NEW YORK (Reuters) - What banks and Wall Street dealers pay for overnight cash in the repurchase agreement market surged on Monday to the most expensive levels since early 2019 as the cash for lending fell due to payments on corporate taxes and the supply of Treasuries.

The overnight rate in the repurchase agreement (repo) market jumped to 4.10% from 2.29% late on Friday.

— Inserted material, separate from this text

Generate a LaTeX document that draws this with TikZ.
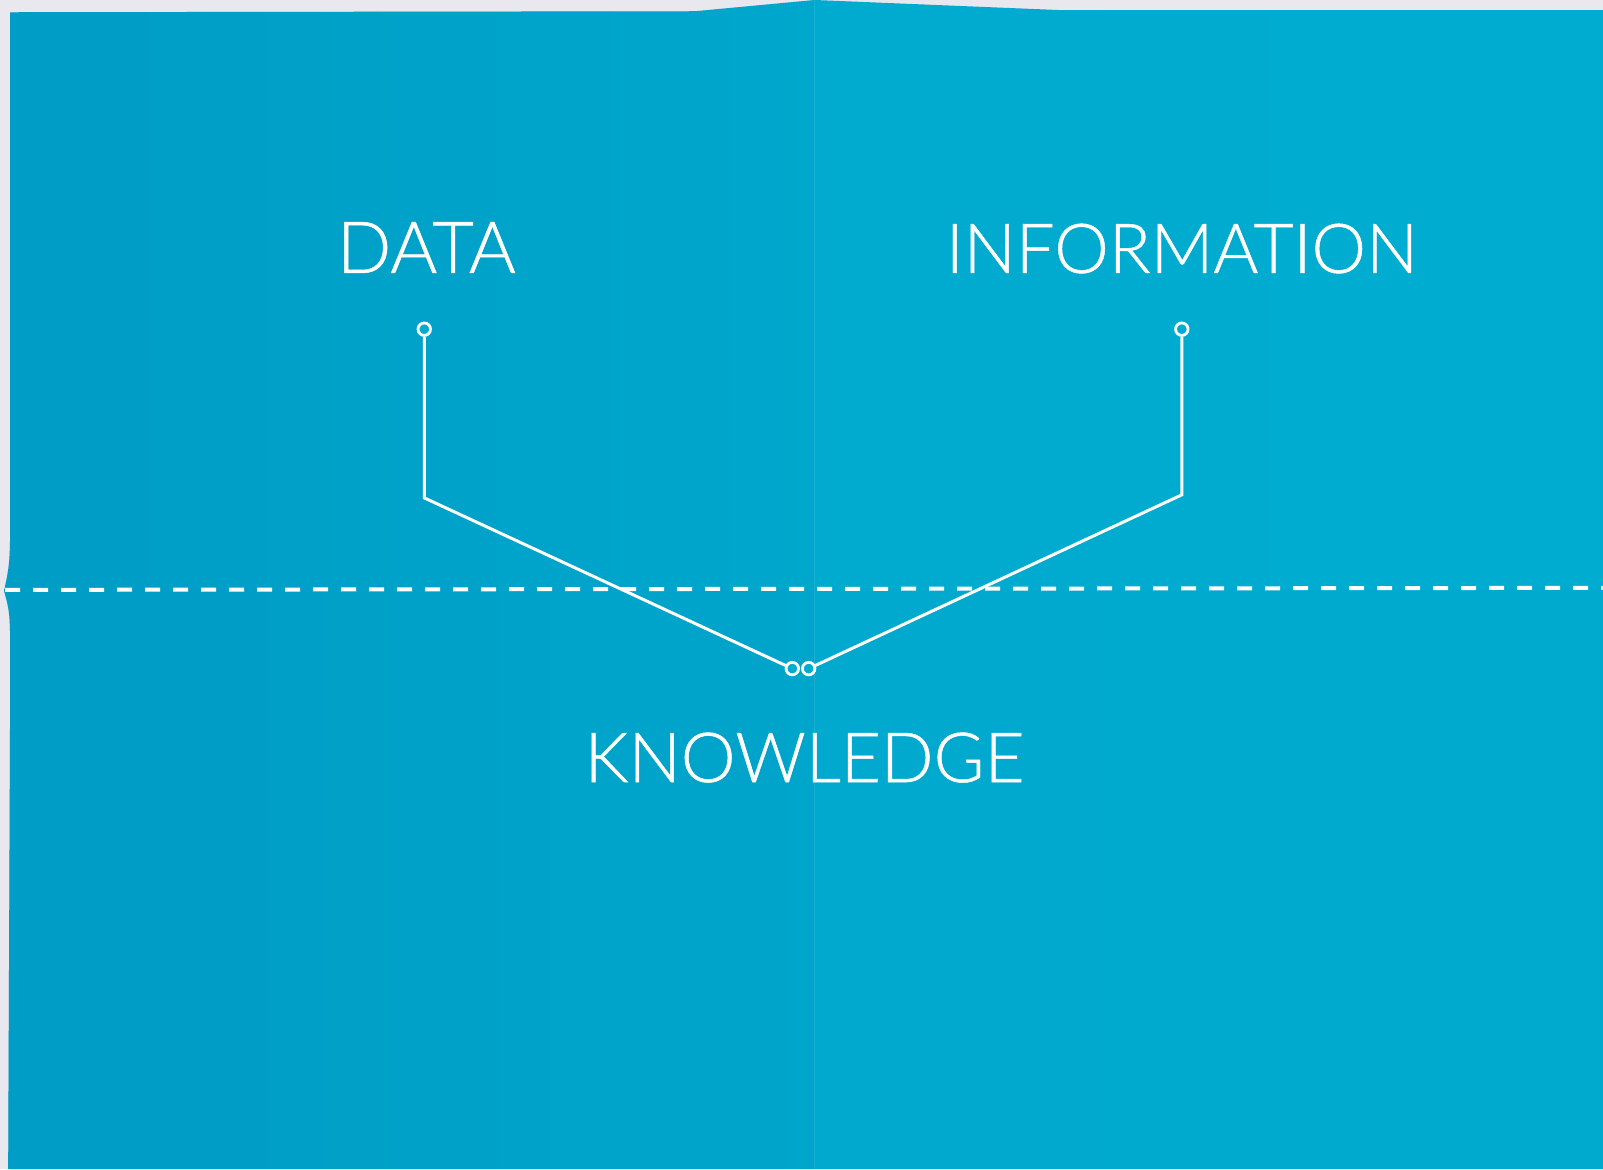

That was the highest level since 6.5% recorded on Jan. 2.

"The amount was way higher than anyone had expected," said Tom Simons, senior money market strategist at Jefferies LLC.

Last week, the Treasury Department sold $78 billion in three-year, 10-year and 30-year debt securities, which are scheduled to settle on Monday.

Quarterly federal tax payments for U.S. companies are due on Monday.

On Friday, money market funds experienced $20.4 billion in outflows prior to the deadline on corporate tax payments and settlement on coupon-bearing Treasuries, according to Crane Data.

Peter Crane, president of Crane Data, said it is not usual to see this type of outflows from money funds ahead of quarterly tax payments.

Meanwhile, the surge in repo rates likely curbed bidding at the auctions of $45 billion in three-month Treasury bills (US3MT=RR) and $42 billion in six-month bills (US6MT=RR) on Monday due to higher borrowing costs for dealers, Jefferies' Simons said.

"To an extent, the bill auctions suffered because dealers weren't bidding for them," he said.

The bid-to-cover ratio, a measure of overall auction demand, at the three-month T-bill sale fell to its lowest in a month, resulting in an interest rate at the highest in three weeks.

The bid-to-cover ratio at the six-month auction was the lowest since Aug. 5 with its interest rate reaching the highest in six weeks.

Repo rates should retreat later this week on monthly interest payments from mortgage-backed securities to investors and a possible rate decrease from the Federal Reserve, Simons said.